***** RECORDS SUPPLIED

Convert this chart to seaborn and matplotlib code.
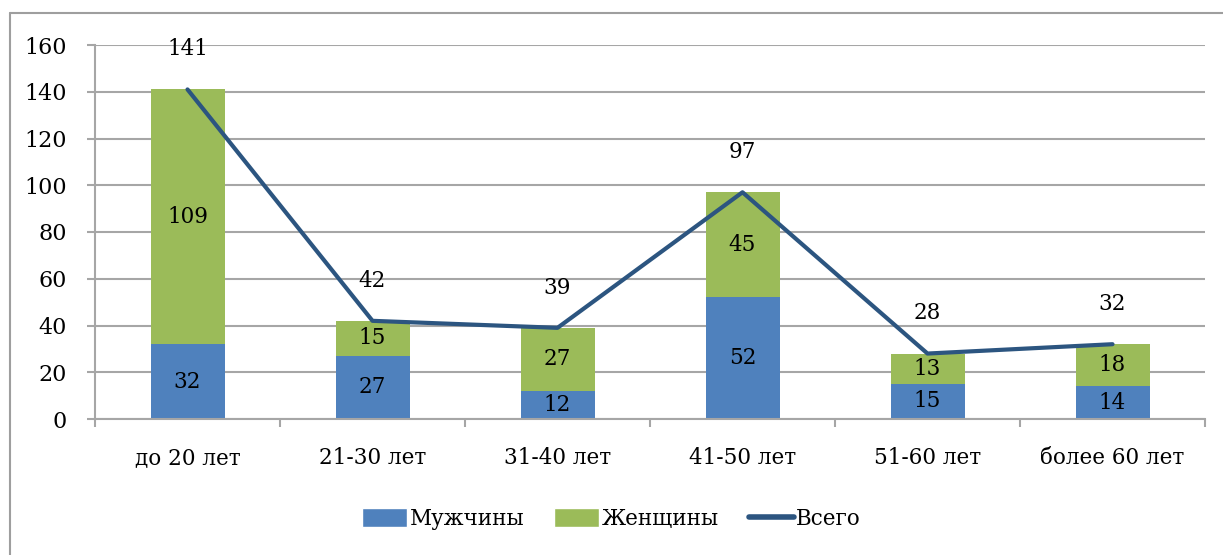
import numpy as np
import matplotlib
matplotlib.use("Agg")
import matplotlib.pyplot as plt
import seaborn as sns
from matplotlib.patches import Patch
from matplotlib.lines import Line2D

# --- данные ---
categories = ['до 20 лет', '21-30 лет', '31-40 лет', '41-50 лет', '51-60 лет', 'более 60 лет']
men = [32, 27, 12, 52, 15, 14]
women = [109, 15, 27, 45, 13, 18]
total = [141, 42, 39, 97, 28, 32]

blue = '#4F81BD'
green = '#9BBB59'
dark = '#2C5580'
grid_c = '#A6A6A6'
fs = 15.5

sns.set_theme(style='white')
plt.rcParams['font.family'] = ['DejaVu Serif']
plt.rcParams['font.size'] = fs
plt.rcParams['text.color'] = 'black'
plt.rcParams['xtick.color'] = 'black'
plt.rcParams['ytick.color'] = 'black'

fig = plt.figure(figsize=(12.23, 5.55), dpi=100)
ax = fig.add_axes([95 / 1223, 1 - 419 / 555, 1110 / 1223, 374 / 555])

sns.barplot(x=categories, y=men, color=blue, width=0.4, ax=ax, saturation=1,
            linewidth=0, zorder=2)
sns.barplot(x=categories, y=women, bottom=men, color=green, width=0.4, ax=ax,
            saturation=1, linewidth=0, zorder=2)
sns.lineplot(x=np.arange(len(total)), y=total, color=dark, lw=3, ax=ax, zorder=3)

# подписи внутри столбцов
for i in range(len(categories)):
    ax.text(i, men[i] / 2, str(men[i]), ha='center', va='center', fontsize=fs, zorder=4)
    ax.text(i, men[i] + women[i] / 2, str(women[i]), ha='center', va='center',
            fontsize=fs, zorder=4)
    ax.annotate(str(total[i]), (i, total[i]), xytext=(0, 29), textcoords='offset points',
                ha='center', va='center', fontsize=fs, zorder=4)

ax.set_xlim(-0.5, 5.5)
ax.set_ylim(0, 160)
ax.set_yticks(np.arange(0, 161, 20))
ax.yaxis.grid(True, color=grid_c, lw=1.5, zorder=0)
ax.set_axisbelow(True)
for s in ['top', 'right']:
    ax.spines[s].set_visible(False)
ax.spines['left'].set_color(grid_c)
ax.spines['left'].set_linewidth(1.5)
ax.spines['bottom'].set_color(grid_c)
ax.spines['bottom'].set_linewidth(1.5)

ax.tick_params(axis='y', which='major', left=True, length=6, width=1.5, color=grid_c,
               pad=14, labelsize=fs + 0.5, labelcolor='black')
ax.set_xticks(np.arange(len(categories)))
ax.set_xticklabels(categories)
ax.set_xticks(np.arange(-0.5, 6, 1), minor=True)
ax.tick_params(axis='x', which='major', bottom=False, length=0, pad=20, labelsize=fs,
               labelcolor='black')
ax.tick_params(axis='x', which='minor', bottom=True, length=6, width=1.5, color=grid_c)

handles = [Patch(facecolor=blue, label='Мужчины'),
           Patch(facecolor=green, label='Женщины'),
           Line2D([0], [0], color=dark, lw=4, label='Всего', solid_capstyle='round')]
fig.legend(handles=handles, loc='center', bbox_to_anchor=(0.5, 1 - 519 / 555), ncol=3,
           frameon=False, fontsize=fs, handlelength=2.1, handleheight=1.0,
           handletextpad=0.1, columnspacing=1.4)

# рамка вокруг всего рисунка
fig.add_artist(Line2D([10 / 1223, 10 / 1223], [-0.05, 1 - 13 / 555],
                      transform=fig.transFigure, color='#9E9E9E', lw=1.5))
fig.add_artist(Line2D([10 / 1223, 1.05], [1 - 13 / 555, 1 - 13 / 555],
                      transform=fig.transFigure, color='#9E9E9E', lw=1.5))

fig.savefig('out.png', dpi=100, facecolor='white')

**********
***** RECORDS SUPPLIED

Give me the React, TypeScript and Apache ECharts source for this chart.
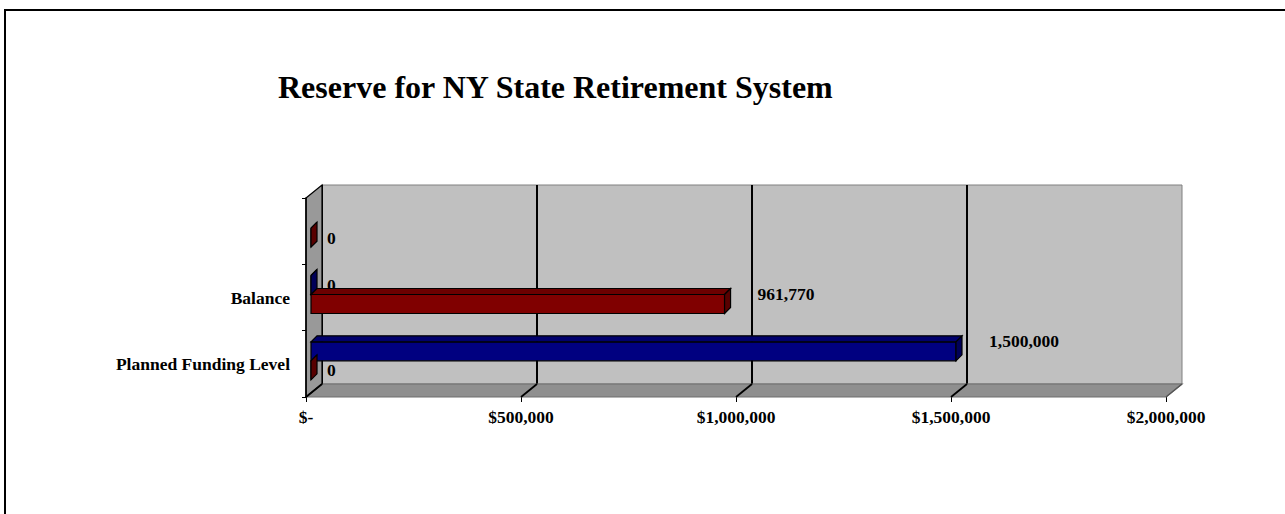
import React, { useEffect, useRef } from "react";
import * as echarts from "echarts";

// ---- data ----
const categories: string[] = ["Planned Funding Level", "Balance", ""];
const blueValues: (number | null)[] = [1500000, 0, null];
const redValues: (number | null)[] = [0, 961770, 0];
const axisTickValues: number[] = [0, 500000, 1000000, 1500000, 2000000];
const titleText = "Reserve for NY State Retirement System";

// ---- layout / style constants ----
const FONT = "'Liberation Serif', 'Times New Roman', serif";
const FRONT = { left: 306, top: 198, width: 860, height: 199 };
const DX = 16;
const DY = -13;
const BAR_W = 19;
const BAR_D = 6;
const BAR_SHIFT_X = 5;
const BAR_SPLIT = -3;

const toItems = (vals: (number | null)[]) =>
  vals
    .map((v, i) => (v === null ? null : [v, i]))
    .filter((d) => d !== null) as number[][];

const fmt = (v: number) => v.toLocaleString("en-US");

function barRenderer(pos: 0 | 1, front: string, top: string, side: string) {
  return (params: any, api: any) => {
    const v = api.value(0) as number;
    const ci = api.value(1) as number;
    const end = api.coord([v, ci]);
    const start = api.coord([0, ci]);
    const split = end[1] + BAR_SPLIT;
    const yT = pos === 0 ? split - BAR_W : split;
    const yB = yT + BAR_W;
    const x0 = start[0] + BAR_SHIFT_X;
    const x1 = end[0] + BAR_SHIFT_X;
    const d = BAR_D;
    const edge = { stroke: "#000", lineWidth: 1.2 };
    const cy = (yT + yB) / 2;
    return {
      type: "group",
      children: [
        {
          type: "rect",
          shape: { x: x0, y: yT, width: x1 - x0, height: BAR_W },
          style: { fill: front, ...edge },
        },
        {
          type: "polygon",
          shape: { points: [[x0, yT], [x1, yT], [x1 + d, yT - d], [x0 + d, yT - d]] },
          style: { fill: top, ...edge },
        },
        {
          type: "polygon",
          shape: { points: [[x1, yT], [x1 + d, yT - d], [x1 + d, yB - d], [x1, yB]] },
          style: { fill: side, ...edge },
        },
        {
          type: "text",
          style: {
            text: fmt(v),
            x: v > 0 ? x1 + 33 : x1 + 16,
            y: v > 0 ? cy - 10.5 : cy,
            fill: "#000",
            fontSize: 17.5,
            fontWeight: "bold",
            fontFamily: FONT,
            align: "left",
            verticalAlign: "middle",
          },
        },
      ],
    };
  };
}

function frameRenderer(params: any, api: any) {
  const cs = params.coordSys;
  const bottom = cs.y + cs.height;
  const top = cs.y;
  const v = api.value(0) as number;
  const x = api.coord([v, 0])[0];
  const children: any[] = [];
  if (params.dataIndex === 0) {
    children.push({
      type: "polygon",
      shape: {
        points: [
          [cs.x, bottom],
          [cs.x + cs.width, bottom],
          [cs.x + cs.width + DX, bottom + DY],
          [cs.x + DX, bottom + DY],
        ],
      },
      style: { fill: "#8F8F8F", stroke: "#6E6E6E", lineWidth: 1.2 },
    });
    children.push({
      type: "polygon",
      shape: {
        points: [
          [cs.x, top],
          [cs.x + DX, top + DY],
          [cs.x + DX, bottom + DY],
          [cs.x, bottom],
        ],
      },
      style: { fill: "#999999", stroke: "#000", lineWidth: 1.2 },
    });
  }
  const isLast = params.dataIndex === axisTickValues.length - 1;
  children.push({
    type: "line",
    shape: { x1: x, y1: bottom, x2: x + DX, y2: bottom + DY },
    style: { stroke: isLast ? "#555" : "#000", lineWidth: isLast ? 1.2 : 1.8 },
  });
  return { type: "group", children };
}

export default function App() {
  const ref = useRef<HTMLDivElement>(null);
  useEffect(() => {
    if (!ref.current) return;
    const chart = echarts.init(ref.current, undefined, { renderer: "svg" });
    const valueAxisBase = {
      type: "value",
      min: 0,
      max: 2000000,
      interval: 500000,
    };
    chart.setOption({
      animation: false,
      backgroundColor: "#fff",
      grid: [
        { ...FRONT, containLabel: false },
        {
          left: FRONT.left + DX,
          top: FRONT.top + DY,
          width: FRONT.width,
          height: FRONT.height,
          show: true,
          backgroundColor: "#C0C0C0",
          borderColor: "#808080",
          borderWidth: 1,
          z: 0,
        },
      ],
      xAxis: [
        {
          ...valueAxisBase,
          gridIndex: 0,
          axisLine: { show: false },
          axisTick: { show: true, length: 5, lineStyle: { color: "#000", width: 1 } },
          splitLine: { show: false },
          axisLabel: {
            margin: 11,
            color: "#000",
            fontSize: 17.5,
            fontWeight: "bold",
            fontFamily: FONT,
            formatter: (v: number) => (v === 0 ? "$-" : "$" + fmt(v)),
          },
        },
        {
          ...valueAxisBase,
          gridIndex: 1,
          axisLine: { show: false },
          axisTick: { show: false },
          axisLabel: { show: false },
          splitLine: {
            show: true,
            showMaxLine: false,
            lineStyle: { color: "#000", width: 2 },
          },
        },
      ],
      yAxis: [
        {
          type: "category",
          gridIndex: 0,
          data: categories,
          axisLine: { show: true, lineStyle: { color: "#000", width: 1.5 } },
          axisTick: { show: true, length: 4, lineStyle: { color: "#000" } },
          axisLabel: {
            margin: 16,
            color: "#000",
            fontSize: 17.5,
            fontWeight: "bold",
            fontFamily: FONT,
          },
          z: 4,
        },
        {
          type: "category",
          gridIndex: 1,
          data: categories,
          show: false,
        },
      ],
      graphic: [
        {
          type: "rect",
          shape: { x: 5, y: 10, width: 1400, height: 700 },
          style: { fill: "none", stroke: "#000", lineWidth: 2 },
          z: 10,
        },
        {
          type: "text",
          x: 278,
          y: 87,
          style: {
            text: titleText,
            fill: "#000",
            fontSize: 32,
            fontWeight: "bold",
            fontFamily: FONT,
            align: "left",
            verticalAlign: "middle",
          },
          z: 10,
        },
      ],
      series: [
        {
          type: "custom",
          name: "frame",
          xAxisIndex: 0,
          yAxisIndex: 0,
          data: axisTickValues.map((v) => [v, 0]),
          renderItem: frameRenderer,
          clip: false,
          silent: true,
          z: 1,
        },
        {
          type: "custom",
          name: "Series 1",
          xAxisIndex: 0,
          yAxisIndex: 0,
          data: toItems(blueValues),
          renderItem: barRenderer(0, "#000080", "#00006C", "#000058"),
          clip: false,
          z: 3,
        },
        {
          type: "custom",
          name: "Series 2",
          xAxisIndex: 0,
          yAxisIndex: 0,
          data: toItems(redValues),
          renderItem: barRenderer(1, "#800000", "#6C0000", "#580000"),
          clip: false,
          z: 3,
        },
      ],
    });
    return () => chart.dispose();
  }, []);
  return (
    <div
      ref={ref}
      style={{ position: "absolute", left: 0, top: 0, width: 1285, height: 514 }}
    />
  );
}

**********
***** RECORDS SUPPLIED

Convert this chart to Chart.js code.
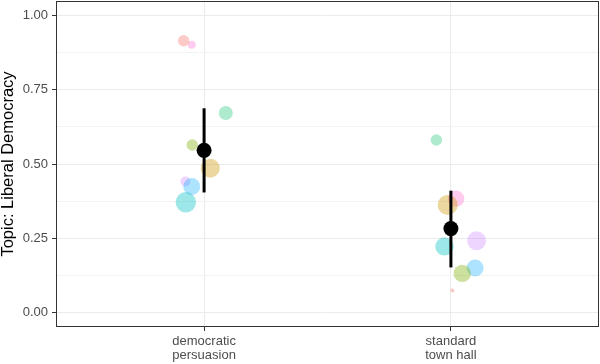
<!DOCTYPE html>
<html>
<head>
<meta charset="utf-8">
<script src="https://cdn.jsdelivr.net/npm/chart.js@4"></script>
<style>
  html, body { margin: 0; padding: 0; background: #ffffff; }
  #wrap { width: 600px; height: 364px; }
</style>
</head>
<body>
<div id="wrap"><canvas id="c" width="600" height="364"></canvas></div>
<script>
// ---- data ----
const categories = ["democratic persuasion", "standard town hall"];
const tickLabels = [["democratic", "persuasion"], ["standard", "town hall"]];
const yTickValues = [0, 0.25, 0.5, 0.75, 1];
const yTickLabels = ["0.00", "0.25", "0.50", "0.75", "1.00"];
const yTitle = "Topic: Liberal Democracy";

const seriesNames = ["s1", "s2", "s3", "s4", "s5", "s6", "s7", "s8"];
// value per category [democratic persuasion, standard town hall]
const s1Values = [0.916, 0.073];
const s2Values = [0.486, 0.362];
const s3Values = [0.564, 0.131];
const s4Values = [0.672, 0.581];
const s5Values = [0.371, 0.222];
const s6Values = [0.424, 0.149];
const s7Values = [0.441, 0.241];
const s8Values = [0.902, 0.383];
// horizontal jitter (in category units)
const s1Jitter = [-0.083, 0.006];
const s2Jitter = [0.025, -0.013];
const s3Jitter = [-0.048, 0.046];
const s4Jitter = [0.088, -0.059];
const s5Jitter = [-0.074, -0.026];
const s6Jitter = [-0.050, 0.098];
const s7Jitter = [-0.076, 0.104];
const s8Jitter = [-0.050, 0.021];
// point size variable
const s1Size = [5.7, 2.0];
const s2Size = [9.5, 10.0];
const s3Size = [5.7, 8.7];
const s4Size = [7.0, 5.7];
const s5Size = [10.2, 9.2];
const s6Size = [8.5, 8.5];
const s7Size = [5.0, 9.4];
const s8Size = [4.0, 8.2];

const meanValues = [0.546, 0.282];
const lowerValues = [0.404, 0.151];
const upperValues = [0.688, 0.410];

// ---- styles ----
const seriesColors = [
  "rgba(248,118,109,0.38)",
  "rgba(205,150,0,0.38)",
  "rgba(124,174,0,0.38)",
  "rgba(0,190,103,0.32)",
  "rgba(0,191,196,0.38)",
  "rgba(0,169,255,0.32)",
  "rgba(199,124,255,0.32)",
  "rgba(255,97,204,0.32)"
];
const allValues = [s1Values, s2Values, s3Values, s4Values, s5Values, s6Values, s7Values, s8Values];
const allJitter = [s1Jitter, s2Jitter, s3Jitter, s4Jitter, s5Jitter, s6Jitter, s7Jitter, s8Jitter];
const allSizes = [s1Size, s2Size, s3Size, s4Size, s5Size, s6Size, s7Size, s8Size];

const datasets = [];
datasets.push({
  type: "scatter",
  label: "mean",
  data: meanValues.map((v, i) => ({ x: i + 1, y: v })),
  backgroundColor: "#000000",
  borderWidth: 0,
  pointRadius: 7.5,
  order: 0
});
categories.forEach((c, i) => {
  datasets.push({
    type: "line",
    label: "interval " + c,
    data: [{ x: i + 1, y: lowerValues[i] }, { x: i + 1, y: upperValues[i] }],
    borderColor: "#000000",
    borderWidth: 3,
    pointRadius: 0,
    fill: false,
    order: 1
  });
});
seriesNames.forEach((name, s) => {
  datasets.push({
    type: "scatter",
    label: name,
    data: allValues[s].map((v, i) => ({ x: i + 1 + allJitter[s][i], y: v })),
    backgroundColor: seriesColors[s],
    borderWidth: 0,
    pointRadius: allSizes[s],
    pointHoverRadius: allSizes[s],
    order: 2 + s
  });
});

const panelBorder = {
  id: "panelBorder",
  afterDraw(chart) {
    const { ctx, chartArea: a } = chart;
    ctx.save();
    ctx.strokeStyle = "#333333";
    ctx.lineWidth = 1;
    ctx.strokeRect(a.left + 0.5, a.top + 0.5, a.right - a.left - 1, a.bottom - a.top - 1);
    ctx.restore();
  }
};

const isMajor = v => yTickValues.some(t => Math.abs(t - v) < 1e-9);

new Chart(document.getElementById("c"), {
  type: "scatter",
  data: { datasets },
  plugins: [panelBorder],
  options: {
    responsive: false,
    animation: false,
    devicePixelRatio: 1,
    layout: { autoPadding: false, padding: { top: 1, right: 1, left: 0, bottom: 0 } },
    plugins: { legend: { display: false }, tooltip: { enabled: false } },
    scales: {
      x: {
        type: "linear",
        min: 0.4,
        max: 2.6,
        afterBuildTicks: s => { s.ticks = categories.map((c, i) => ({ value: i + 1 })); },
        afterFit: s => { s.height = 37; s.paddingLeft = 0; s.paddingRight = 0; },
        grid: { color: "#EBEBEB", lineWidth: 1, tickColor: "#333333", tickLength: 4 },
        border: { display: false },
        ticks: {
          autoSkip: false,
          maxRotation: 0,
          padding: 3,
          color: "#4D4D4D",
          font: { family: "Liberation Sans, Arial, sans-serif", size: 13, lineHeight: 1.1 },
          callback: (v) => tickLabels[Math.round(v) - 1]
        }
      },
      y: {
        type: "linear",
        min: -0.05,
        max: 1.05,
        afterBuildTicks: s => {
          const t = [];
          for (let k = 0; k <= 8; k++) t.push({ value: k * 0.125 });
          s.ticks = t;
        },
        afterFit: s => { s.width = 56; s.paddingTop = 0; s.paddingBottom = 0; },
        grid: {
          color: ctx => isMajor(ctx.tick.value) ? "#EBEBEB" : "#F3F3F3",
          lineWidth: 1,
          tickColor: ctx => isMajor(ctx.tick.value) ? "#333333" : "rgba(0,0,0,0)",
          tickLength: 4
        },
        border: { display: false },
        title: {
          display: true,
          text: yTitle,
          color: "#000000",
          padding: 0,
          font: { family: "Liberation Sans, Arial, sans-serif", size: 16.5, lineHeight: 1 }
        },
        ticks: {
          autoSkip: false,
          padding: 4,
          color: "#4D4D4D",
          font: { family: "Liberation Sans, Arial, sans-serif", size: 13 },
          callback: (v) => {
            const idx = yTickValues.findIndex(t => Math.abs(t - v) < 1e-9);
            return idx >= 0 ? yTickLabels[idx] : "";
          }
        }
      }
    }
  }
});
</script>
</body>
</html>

**********

Print everything from the line with "Give me the" down to the line with "import * as" in the entries above, both lines included and nothing more, without the pictures.

* [SOLUTION]
Give me the React, TypeScript and Apache ECharts source for this chart.
import React, { useEffect, useRef } from "react";
import * as echarts from "echarts";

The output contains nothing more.